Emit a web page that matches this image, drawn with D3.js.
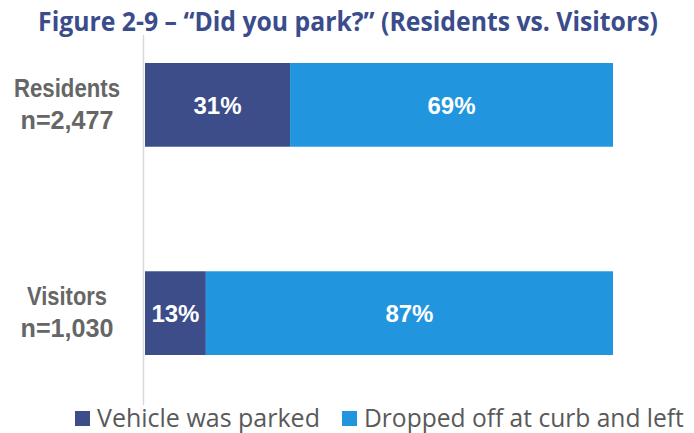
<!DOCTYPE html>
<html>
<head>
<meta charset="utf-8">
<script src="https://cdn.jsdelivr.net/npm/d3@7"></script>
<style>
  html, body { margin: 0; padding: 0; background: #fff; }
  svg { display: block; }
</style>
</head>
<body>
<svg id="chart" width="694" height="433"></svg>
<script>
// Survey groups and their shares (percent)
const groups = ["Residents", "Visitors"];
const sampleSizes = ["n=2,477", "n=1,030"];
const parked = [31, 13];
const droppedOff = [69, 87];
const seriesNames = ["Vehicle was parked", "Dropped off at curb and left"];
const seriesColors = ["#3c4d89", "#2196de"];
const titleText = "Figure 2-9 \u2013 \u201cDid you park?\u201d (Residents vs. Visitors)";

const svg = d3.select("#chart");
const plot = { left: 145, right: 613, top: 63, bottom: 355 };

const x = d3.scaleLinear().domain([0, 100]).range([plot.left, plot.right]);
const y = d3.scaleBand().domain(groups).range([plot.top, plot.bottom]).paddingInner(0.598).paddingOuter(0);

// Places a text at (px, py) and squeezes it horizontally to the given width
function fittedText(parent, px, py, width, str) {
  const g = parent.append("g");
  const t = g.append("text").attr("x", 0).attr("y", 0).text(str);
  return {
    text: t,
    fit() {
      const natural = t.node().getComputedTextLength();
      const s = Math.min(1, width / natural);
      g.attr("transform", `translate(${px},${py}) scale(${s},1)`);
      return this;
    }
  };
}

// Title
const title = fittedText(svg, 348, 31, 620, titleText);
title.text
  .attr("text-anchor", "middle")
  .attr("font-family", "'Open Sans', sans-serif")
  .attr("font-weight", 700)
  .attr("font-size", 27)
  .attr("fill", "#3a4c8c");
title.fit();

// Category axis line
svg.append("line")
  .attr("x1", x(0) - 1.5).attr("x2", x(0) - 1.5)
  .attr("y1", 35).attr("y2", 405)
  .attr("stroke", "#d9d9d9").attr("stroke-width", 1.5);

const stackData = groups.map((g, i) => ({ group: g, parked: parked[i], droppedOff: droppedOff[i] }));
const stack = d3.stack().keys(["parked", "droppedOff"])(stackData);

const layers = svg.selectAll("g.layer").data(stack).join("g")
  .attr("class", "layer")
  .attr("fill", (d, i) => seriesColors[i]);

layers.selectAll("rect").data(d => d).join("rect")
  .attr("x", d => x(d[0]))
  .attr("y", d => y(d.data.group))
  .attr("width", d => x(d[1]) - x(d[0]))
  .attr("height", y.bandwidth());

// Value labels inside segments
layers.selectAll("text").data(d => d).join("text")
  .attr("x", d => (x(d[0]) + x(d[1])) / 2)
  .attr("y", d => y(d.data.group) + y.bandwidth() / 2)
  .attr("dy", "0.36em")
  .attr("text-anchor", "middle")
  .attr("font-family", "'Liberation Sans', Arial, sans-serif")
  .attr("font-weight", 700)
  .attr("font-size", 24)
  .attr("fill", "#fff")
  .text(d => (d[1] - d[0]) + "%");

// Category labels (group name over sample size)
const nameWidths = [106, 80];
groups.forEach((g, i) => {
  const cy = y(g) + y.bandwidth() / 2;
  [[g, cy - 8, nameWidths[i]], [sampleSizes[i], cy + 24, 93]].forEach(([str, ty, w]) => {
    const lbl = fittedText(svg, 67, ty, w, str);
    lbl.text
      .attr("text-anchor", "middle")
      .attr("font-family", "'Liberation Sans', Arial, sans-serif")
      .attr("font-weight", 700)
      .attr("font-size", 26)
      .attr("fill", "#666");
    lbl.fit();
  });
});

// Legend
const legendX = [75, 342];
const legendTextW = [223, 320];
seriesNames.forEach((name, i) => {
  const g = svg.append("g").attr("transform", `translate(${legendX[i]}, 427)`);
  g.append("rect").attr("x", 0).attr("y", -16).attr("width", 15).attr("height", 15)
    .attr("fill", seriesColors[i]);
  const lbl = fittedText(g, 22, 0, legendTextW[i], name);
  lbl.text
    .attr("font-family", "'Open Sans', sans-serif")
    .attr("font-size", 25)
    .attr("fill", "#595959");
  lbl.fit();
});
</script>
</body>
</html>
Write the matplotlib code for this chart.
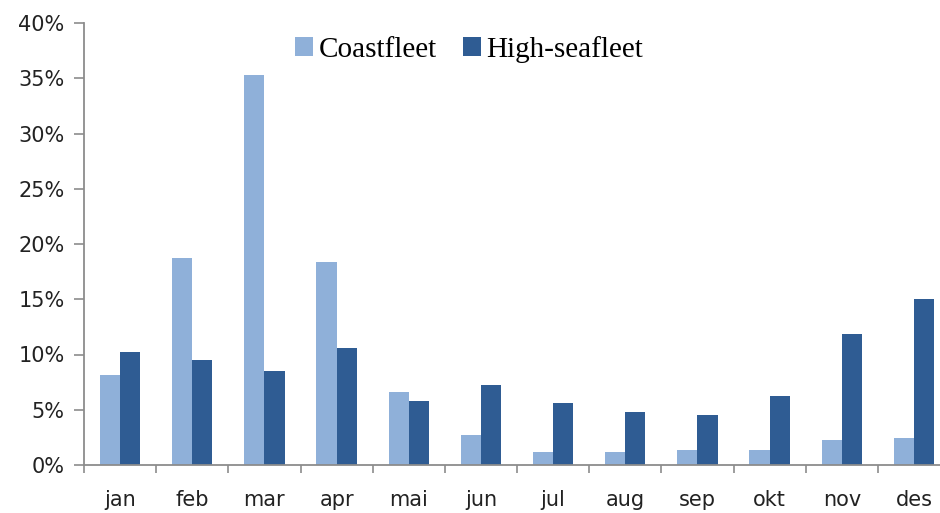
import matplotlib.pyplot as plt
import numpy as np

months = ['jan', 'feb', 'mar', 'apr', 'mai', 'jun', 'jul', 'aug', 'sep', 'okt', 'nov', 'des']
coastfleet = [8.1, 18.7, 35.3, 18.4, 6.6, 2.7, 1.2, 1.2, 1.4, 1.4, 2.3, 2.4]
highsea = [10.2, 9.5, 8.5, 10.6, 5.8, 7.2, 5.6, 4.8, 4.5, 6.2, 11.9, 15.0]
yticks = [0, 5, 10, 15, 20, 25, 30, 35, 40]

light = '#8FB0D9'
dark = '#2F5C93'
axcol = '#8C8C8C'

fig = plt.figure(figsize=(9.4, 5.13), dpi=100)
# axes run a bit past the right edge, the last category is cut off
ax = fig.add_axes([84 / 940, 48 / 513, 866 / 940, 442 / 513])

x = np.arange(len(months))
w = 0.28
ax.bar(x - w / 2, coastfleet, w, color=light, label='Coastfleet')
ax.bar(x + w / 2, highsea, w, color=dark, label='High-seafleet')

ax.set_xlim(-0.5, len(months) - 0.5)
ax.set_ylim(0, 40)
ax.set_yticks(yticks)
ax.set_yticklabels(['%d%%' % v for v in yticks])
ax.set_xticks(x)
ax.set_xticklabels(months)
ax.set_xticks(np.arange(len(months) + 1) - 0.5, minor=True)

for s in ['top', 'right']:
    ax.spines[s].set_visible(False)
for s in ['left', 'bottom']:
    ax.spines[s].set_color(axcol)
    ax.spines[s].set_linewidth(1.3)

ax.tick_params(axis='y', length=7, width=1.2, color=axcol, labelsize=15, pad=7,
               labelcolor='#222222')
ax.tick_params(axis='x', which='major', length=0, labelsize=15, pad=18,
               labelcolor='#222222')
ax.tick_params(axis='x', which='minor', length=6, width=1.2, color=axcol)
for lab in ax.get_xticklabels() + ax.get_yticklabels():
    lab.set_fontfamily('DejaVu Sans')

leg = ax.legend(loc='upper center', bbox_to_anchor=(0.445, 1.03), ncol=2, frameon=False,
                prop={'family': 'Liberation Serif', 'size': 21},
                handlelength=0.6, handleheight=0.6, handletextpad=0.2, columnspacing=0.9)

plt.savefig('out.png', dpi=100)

§

### What is expected
Look through the data above. Each line containing the word "chart" needs to be copied.

### The output
<svg id="chart" width="694" height="433"></svg>
const svg = d3.select("#chart");
Write the matplotlib code for this chart.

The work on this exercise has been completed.